TopTenDamageEvents <- head(damageData[with(damageData, order(-TotalDamage)),1], 10)

Subset the melted data to keep only the data of the top 10 events for plotting.

damageData.m <- damageData.m[damageData.m$EVTYPE %in% as.vector(TopTenDamageEvents), ]

Results

1. Population Health Damage

The following plot shows the top 10 events that have caused the most fatalities and injuries. The event that has caused the most fatalities and injuries is tornado.

# plot 
library(ggplot2)
ggplot(populationHealthData.m, aes(x = reorder(EVTYPE, value), 
                                   y = value/1000, 
                                   fill = variable)) +
    geom_bar(stat = "identity") +
    ggtitle("US Fatalities and Injuries by Events Between 1950-2011(thousand people)") +
    xlab("") +
    ylab("Number of Fatalities and Injuries (in thousand people)") +
    theme(axis.text.x = element_text(angle = -45, vjust = 0.6, size = 8),
          plot.title = element_text(size = 11))

2. Economic Damage

The following plot shows the top 10 events that have caused the most property and crop damage. The event that has caused the most property and total damage is flood, and drought has caused the most crop damage.

library(ggplot2)
ggplot(damageData.m, aes(x = reorder(EVTYPE, value), 
                         y = value/1000000000, 
                         fill = variable)) +
    geom_bar(stat = "identity") +
    ggtitle("US Property and Crop Damage by Events Between 1950-2011(billion dollar)") +
    xlab("") +
    ylab("Property and Crop Damage (in billion dollar)") +
    theme(axis.text.x = element_text(angle = -45, vjust = 0.6, size = 8),
          plot.title = element_text(size = 11))

3. Event Trend

The above result shows the data that is collected for 62 years, but it is unclear the trend of the total damages incurred per year. For each record in subsetData, generate a new column “YEAR”.
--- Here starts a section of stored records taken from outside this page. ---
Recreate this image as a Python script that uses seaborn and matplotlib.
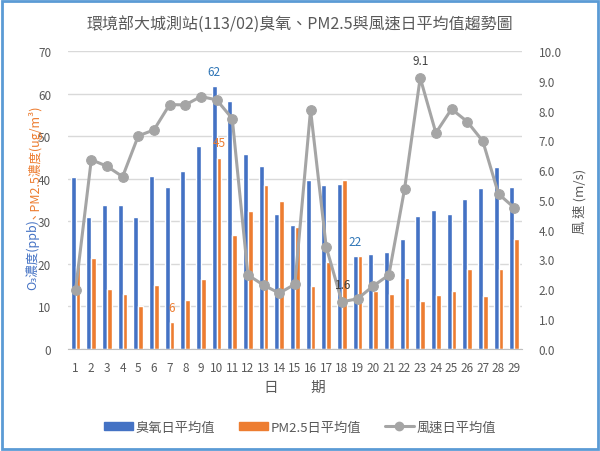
import numpy as np
import pandas as pd
import seaborn as sns
import matplotlib.pyplot as plt
from matplotlib.patches import Rectangle, Patch
from matplotlib.lines import Line2D

# daily averages, Feb 2024 (113/02), Dacheng station
days = [str(d) for d in range(1, 30)]
o3 = [40.5, 31.0, 33.8, 33.8, 30.9, 40.6, 38.0, 41.7, 47.6, 61.7,
      58.3, 45.9, 43.0, 31.7, 29.0, 39.7, 38.4, 38.8, 21.8, 22.4,
      22.8, 25.8, 31.3, 32.7, 31.8, 35.2, 37.7, 42.8, 38.0]
pm25 = [19.4, 21.3, 14.1, 12.9, 10.0, 15.0, 6.3, 11.4, 16.5, 44.9,
        26.7, 32.4, 38.5, 34.7, 28.7, 14.8, 20.3, 39.7, 21.8, 13.5,
        12.9, 16.7, 11.3, 12.7, 13.6, 18.7, 12.5, 18.7, 25.7]
wind = [1.99, 6.35, 6.13, 5.78, 7.15, 7.35, 8.20, 8.19, 8.47, 8.36,
        7.73, 2.48, 2.14, 1.87, 2.17, 8.02, 3.42, 1.58, 1.68, 2.11,
        2.48, 5.36, 9.10, 7.25, 8.05, 7.63, 6.97, 5.20, 4.74]

BLUE = '#4472C4'
ORANGE = '#ED7D31'
GRAY = '#A5A5A5'
TXT = '#595959'

sns.set_style('white')
plt.rcParams['font.family'] = ['Noto Sans CJK TC', 'DejaVu Sans']

df = pd.DataFrame({'day': days, '臭氧日平均值': o3, 'PM2.5日平均值': pm25})
long_df = df.melt(id_vars='day', var_name='series', value_name='value')

fig = plt.figure(figsize=(6, 4.52), dpi=100)
ax = fig.add_axes([0.113, 0.226, 0.757, 0.659])

sns.barplot(data=long_df, x='day', y='value', hue='series', order=days,
            palette=[BLUE, ORANGE], width=0.62, saturation=1, legend=False, ax=ax)
ax.set_xlim(-0.5, len(days) - 0.5)
ax.set_ylim(0, 70)
ax.set_yticks(range(0, 71, 10))
ax.yaxis.grid(True, color='#D9D9D9', lw=1)
ax.set_axisbelow(True)
for s in ['top', 'left', 'right']:
    ax.spines[s].set_visible(False)
ax.spines['bottom'].set_color('#BFBFBF')
ax.tick_params(length=0, labelsize=8.5, colors=TXT)
ax.tick_params(axis='x', pad=9)
ax.tick_params(axis='y', pad=12)
ax.set_xlabel('日　　 期', fontsize=10.5, color=TXT, labelpad=4)
ax.set_ylabel('')

ax2 = ax.twinx()
xpos = np.arange(len(days))
sns.lineplot(x=xpos, y=wind, ax=ax2, color=GRAY, lw=2.2, marker='o',
             markersize=7, markeredgecolor=GRAY)
ax2.set_ylim(0, 10)
ax2.set_yticks(np.arange(0, 10.1, 1))
ax2.set_yticklabels([f'{v:.1f}' for v in np.arange(0, 10.1, 1)])
for s in ['top', 'left', 'right', 'bottom']:
    ax2.spines[s].set_visible(False)
ax2.tick_params(length=0, labelsize=8.5, colors=TXT, pad=12)
ax2.set_ylabel('風 速 (m/s)', fontsize=9.5, color=TXT, labelpad=8)

# data labels for extremes
bw = 0.31
i = int(np.argmax(o3))
ax.annotate(f'{o3[i]:.0f}', (i - bw / 2, o3[i]), xytext=(0, 6), textcoords='offset points',
            ha='center', va='bottom', color='#2E75B6', fontsize=8.5)
i = int(np.argmin(o3))
ax.annotate(f'{o3[i]:.0f}', (i - bw / 2, o3[i]), xytext=(0, 6), textcoords='offset points',
            ha='center', va='bottom', color='#2E75B6', fontsize=8.5)
i = int(np.argmax(pm25))
ax.annotate(f'{pm25[i]:.0f}', (i + bw / 2, pm25[i]), xytext=(0, 6), textcoords='offset points',
            ha='center', va='bottom', color=ORANGE, fontsize=8.5)
i = int(np.argmin(pm25))
ax.annotate(f'{pm25[i]:.0f}', (i + bw / 2, pm25[i]), xytext=(0, 6), textcoords='offset points',
            ha='center', va='bottom', color=ORANGE, fontsize=8.5)
i = int(np.argmin(wind))
ax2.annotate(f'{wind[i]:.1f}', (i, wind[i]), xytext=(1, 8), textcoords='offset points',
             ha='center', va='bottom', color='#404040', fontsize=8.5)
i = int(np.argmax(wind))
ax2.annotate(f'{wind[i]:.1f}', (i, wind[i]), xytext=(0, 8), textcoords='offset points',
             ha='center', va='bottom', color='#404040', fontsize=8.5)

fig.text(0.5, 0.945, '環境部大城測站(113/02)臭氧、PM2.5與風速日平均值趨勢圖',
         ha='center', va='center', fontsize=11.5, color=TXT)

# two-colour left axis title
t1 = fig.text(0.053, 0.358, 'O₃濃度(ppb)', rotation=90, ha='center', va='bottom',
              color=BLUE, fontsize=9)
fig.canvas.draw()
bb = t1.get_window_extent()
fig.text(0.053, bb.y1 / fig.bbox.height, '、PM2.5濃度(ug/m³)', rotation=90,
         ha='center', va='bottom', color=ORANGE, fontsize=9)

handles = [Patch(color=BLUE), Patch(color=ORANGE),
           Line2D([], [], color=GRAY, lw=2.2, marker='o', markersize=6)]
fig.legend(handles, ['臭氧日平均值', 'PM2.5日平均值', '風速日平均值'],
           loc='center', bbox_to_anchor=(0.5, 0.053), ncol=3, frameon=False,
           fontsize=9.5, labelcolor=TXT, handlelength=2.2, handletextpad=0.2,
           columnspacing=1.8, handleheight=0.5)

fig.add_artist(Rectangle((0.004, 0.004), 0.992, 0.992, transform=fig.transFigure,
                         fill=False, ec='#5B9BD5', lw=2))

fig.savefig('out.png', dpi=100)
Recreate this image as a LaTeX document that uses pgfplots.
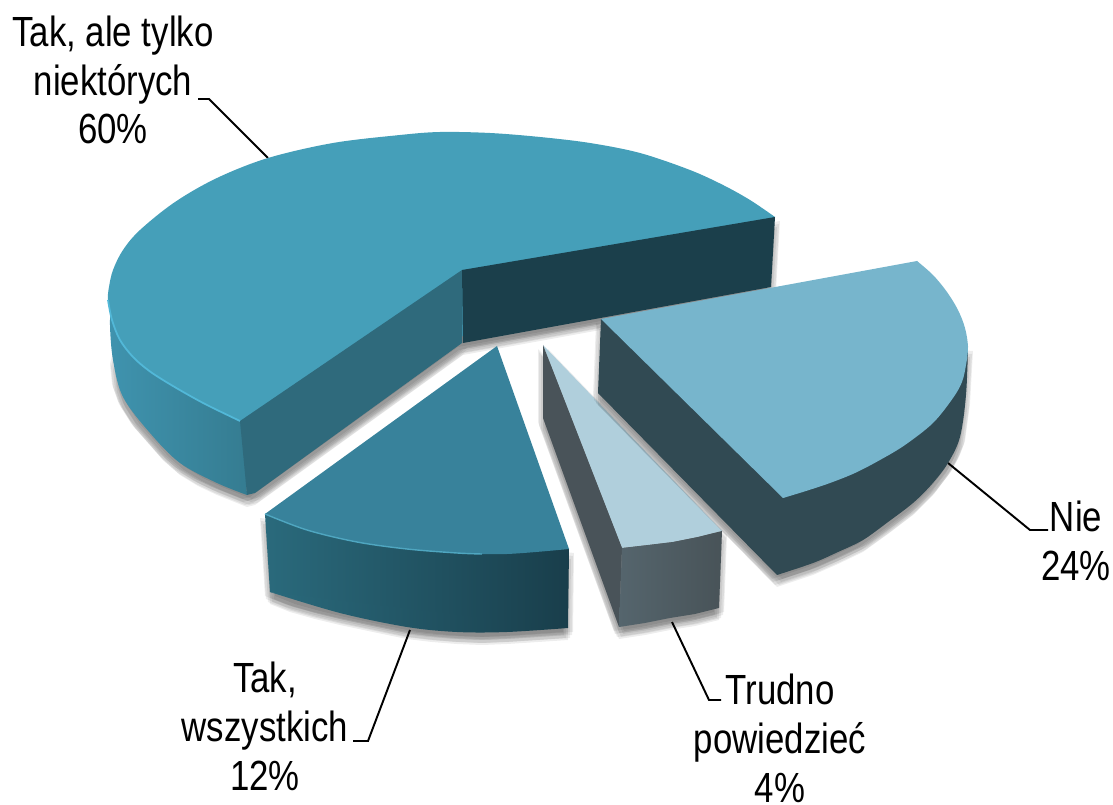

subsetData$YEAR <- format(as.Date(rawData$BGN_DATE, "%m/%d/%Y %H:%M:%S"), "%Y") 

Aggregate the data by year and find out the total number of fatalities, injuries, property damage and crop damage.

eventData <- aggregate(x = subsetData[,c(2,3,4,6)], 
                       by = list(YEAR = tolower(subsetData$YEAR)), 
                       FUN = sum, 
                       na.rm = TRUE)


# subset fatalities and injuries
eventData1 <- eventData[, c(1, 2, 3)]
# subset property and crop damage
eventData2 <- eventData[, c(1, 4, 5)]

# melt data by year
eventData1.m <- melt(eventData1, id = "YEAR")
eventData2.m <- melt(eventData2, id = "YEAR")

It shows that the property and crop damage has increased since 1950 and peaked at 2006. Fatalities and injuries has also increased since 1950, peaked at 1998.

p1 <- ggplot(eventData1.m, aes(x = YEAR, 
                               y = value, 
                               fill = variable)) +
    geom_bar(stat = "identity") +
    ggtitle("Fatalities and Injuries By Year") +
    xlab("") +
    ylab("Population Damage(no. of people)") +
    theme(axis.text.x = element_text(angle = -90, vjust = 0.6, size = 8),
          plot.title = element_text(size = 12))


p2 <- ggplot(eventData2.m, aes(x = YEAR, 
                               y = value/1000000000, 
                               fill = variable)) +
    geom_bar(stat = "identity") +
    ggtitle("Property and Crop Damage By Year") +
    xlab("") +
    ylab("Damage(billion $)") +
    theme(axis.text.x = element_text(angle = -90, vjust = 0.6, size = 8),
          plot.title = element_text(size = 12))

library(gridExtra)
## Loading required package: grid
grid.arrange(p1,p2, ncol = 1, main = "US Event Damage by Year Between 1950-2011")